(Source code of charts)

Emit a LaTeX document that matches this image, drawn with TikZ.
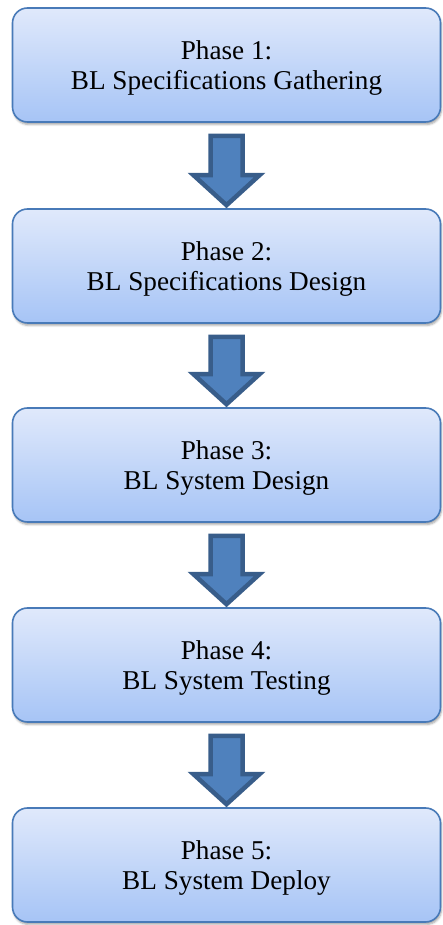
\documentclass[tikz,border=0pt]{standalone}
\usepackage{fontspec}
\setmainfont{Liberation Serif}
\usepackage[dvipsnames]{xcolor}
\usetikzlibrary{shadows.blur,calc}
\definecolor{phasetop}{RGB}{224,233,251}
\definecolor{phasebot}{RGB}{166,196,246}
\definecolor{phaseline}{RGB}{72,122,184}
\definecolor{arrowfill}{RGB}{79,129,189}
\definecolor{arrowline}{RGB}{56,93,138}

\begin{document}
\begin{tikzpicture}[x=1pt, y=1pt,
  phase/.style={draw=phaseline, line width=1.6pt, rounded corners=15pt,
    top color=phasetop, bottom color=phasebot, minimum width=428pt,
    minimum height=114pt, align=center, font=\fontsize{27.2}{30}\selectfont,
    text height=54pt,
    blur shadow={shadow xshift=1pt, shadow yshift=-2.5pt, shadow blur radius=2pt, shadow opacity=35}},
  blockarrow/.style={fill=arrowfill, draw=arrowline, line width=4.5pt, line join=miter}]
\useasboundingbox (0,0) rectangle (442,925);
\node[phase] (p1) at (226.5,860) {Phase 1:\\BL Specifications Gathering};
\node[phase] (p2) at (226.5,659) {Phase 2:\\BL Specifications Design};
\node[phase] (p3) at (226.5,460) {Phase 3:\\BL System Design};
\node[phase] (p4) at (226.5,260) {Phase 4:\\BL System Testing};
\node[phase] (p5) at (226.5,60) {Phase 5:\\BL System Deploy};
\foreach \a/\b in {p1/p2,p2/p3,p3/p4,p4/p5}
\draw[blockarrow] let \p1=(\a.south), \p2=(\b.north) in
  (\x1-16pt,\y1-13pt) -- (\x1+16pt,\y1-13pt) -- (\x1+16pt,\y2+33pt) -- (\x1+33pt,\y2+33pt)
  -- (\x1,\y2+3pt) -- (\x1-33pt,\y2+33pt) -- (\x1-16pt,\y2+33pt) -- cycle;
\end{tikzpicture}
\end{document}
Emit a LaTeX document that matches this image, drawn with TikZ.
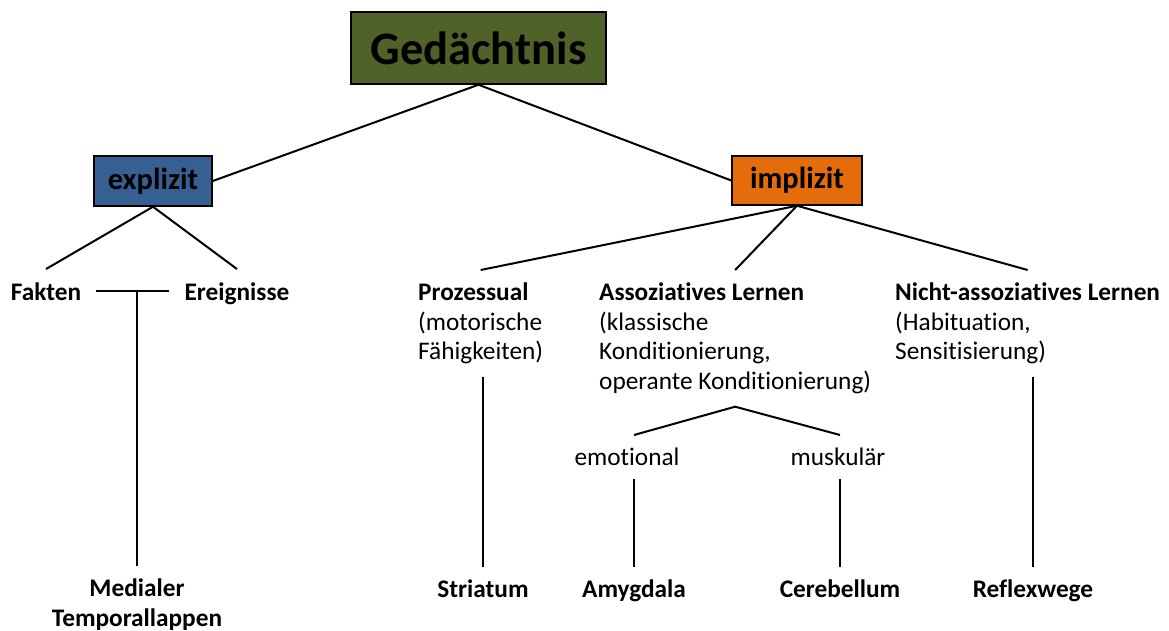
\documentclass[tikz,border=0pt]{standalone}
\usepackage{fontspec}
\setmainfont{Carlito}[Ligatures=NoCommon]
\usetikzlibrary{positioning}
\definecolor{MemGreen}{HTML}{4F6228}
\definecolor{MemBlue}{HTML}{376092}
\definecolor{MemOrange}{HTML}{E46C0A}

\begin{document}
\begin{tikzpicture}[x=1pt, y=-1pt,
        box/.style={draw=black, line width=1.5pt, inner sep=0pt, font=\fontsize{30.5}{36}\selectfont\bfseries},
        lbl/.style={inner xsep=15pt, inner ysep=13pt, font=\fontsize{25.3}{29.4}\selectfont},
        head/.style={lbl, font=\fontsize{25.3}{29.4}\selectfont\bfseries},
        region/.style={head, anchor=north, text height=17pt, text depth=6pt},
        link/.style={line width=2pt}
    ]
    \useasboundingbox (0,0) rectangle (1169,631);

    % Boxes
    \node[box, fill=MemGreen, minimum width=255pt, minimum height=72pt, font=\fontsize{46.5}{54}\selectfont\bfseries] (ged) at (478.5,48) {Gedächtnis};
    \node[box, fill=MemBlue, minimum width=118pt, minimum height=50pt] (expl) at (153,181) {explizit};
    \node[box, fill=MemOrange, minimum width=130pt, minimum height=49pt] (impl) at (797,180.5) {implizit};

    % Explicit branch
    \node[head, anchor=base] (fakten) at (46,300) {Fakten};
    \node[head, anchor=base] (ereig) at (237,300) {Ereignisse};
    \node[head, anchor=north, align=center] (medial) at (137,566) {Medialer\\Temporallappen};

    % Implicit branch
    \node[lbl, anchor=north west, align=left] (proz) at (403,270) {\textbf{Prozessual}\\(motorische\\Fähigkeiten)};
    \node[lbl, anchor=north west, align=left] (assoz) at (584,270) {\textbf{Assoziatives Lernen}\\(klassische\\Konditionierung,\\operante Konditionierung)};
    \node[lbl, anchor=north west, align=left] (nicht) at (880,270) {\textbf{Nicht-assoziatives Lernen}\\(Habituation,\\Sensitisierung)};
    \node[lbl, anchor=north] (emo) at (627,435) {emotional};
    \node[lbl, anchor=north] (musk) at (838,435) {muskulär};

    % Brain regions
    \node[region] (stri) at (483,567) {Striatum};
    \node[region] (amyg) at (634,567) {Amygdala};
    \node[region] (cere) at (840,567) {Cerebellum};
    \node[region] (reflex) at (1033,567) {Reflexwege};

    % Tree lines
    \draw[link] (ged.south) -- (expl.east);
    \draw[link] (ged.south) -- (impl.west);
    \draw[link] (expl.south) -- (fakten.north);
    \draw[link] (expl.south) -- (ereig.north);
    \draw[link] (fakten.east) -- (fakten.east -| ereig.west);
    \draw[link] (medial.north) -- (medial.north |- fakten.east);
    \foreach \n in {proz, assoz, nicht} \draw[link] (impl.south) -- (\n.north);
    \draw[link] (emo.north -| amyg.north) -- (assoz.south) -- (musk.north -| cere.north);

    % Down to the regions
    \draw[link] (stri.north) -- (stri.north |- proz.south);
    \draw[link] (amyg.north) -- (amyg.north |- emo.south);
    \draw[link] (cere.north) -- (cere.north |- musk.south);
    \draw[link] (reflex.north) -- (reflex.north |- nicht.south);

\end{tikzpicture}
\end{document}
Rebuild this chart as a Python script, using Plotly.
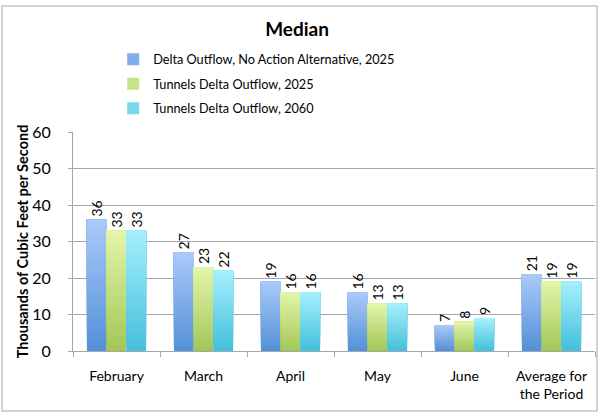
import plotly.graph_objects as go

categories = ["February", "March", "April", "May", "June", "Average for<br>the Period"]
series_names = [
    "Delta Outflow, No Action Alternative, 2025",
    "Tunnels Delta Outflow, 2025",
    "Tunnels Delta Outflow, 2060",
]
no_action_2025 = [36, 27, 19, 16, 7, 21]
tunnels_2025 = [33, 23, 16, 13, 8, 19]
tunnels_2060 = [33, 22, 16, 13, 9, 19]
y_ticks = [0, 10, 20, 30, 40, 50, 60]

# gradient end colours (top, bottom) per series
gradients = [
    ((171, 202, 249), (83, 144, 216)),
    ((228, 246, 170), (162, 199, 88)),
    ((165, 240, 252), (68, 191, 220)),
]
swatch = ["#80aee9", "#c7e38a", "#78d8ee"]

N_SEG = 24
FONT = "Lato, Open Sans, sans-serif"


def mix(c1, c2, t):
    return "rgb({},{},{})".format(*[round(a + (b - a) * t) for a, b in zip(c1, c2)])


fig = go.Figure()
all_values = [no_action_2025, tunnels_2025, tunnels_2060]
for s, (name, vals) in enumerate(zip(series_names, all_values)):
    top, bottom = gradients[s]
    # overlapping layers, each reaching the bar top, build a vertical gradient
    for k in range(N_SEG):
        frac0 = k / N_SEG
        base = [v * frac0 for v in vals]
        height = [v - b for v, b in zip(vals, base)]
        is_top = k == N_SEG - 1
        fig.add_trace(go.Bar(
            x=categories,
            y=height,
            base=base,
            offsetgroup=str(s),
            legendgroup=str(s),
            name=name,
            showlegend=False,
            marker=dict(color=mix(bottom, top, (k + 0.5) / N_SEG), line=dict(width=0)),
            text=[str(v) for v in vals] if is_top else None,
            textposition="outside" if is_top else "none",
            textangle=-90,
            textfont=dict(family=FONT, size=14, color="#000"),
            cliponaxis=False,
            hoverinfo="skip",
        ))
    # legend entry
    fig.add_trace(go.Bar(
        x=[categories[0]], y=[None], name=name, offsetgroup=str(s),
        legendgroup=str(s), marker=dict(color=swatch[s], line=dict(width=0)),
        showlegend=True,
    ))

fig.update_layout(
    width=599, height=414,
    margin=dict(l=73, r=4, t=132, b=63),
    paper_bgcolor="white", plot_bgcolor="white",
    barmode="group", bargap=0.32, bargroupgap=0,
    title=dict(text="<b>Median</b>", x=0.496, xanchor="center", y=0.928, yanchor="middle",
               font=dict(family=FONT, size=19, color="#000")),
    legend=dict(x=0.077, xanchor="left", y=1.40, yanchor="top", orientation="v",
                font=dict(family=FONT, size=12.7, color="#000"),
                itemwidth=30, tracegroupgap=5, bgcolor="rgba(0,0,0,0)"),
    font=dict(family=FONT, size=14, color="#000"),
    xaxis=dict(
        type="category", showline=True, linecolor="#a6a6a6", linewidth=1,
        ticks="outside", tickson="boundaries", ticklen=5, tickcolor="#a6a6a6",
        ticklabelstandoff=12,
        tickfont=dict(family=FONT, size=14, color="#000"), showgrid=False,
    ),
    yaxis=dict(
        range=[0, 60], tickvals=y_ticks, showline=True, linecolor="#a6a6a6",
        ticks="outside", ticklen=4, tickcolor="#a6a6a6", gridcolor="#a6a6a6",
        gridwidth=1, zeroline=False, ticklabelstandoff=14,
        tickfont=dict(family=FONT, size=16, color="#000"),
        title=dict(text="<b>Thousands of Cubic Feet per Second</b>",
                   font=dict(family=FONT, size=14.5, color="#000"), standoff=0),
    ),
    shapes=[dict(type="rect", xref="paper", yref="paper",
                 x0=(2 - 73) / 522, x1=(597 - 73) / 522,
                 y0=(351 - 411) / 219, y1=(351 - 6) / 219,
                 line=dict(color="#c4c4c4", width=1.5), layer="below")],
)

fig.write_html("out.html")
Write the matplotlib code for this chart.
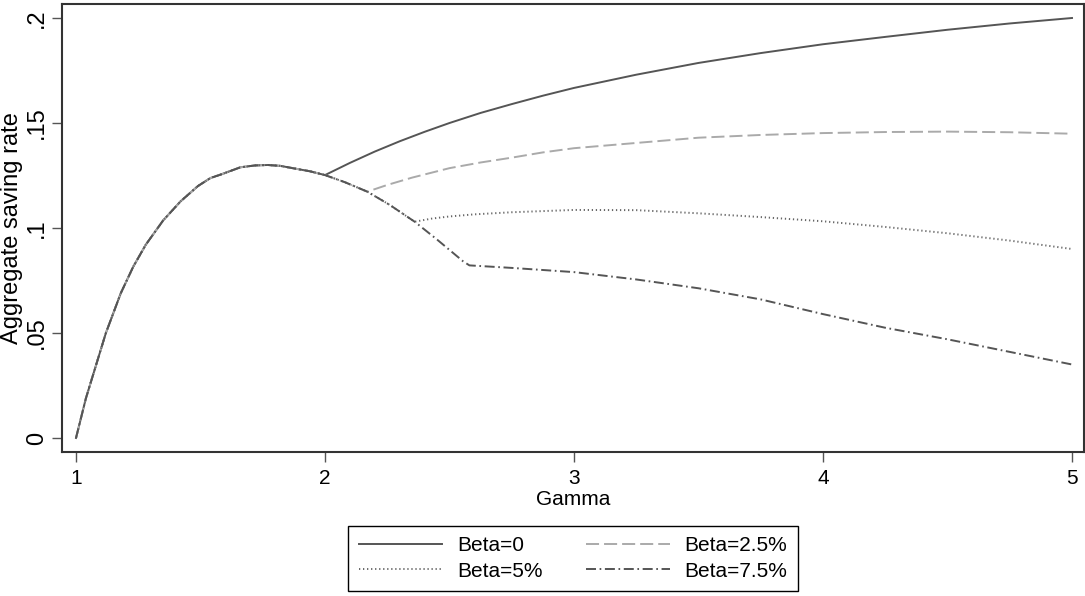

→ Instruction:
Above are the records; copy exactly the lines from the one with "Rebuild this chart" through the one with "import plotly.graph_objects as go", including both, and nothing more. Leave out pictures.

→ Full answer:
Rebuild this chart as a Python script, using Plotly.
import plotly.graph_objects as go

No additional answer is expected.